• Patrick Schmucki, Expert |
  • Ulrich Prien, Partner |

Real estate accounts for around 40% of energy consumption in Switzerland. The guidelines clarify how sustainability considerations should be incorporated into the consultation in order to help achieve climate goals. Offering new financing options is likely to be key to success.

The Swiss Bankers Association (SBA) issued new guidelines for real estate financing. The guidelines have been published against the backdrop of the financial center's efforts to position itself internationally as a sustainable finance center and make a positive contribution to the Federal Council's climate goals. In a European context, the guidelines share certain similarities with the European Banking Authority’s Guidelines on loan origination and monitoring (sections 4.3.5 and 4.3.6), which entered into effect on 30 June 2021.

Scope

The SBA's new guidelines relate to the provision of advisory services to private individuals by mortgage providers in regard to the financing of owner-occupied real estate. The SBA guidelines enter into effect on 1 January 2023 and must be complied by SBA members. They will be granted a one-year transition period to implement the guidelines, which will end on 1 January 2024. The guidelines apply to both new and existing financing.

Guideline content

The SBA guidelines set out some mandatory content that must be discussed with customers during the consultation:

  • Assessment of the foreseeable need for renovations in order to motivate owners to plan and undertake measures to preserve their property's value and ensure its energy efficiency in the long term.
  • The owners should be told about the financing options available to them for implementing renovation measures. In this context, explicit reference should also be made to available public and private funding measures. The SBA’s FAQs explicitly mention Energiefranken, Energieschweiz, cantonal building programs, GEAK and Minergie.
  • Information on independent experts and specialist agencies offering specific advice in connection with preservation of value and energy efficiency.
  • The providers must ensure that its customer advisors undergo adequate and regular training.

Practical challenges

Based on this content, the following challenges could potentially arise in real estate financing consulting:

  • Training: Most client advisors are unlikely to be familiar with the finer details of energy efficiency issues and the impact of climate change on housing prices. Banks will therefore need to decide whether they wish to build up this knowledge internally or enlist the help of an external partner. It will also be crucial for banks to be able to independently show their customers the trade-offs, advantages and disadvantages of more sustainable construction.
  • Impact on the lending process: Banks that have committed to a "net zero target" may be inclined to refrain from financing certain properties or to make the conditions of such financing more costly. However, measures of this nature do not go far enough. Alternative financing options such as transformation loans or the financing of specific sustainability solutions can contribute to an effective reduction of CO2. In the mortgage business, the assumption of certification costs or additional energy consulting, for instance, could be a possibility as well as being profitable for both sides.
  • Existing mortgages: A recent study has shown that the greatest potential for positive change in the mortgage market is clearly to be found in existing financing, as the majority of new-builds meet high sustainability standards as a matter of course. Implementation in cases of existing financing is likely to be a complex undertaking, as the information on the condition of the properties with respect to energy efficiency often still has to be obtained internally.

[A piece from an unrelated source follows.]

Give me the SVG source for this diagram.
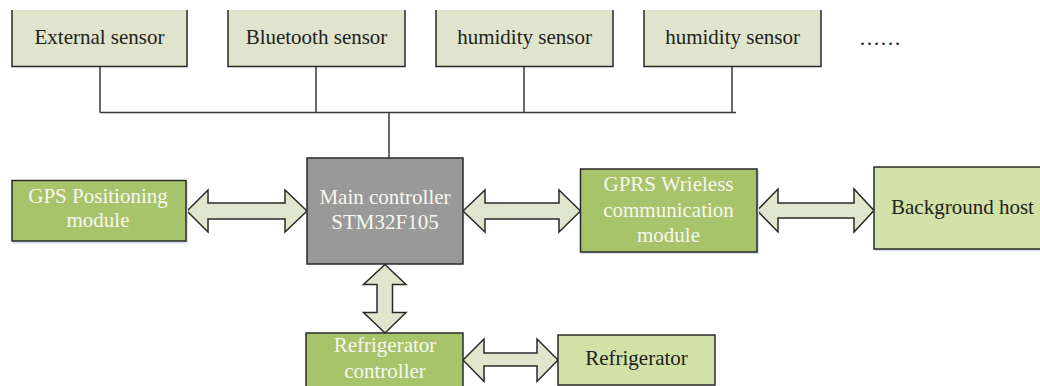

What should providers do now?

The directive is an opportunity to strengthen the role played by banks in the mortgage business. In a market where intermediaries and platforms are growing in importance, this is an opportunity for banks to position themselves as a reliable, proactive partner for home financing and further stake their claim to that all-important direct interface with the customer.

Three aspects will be critical to success:

  1. Institutions should decide which goal they intend to pursue in implementing the directive as well as determine what impact this will have on the loan approval process and whether this will require new forms of financing.
  2. Where there is existing financing, the data on the properties should be reviewed and updated to allow the need for action to be more readily assessed.
  3. Customer advisors must be given sufficient training to provide customers with high-quality advice. In certain cases, it may make sense to establish partnerships with specialist third-party providers to ensure access to the required expertise.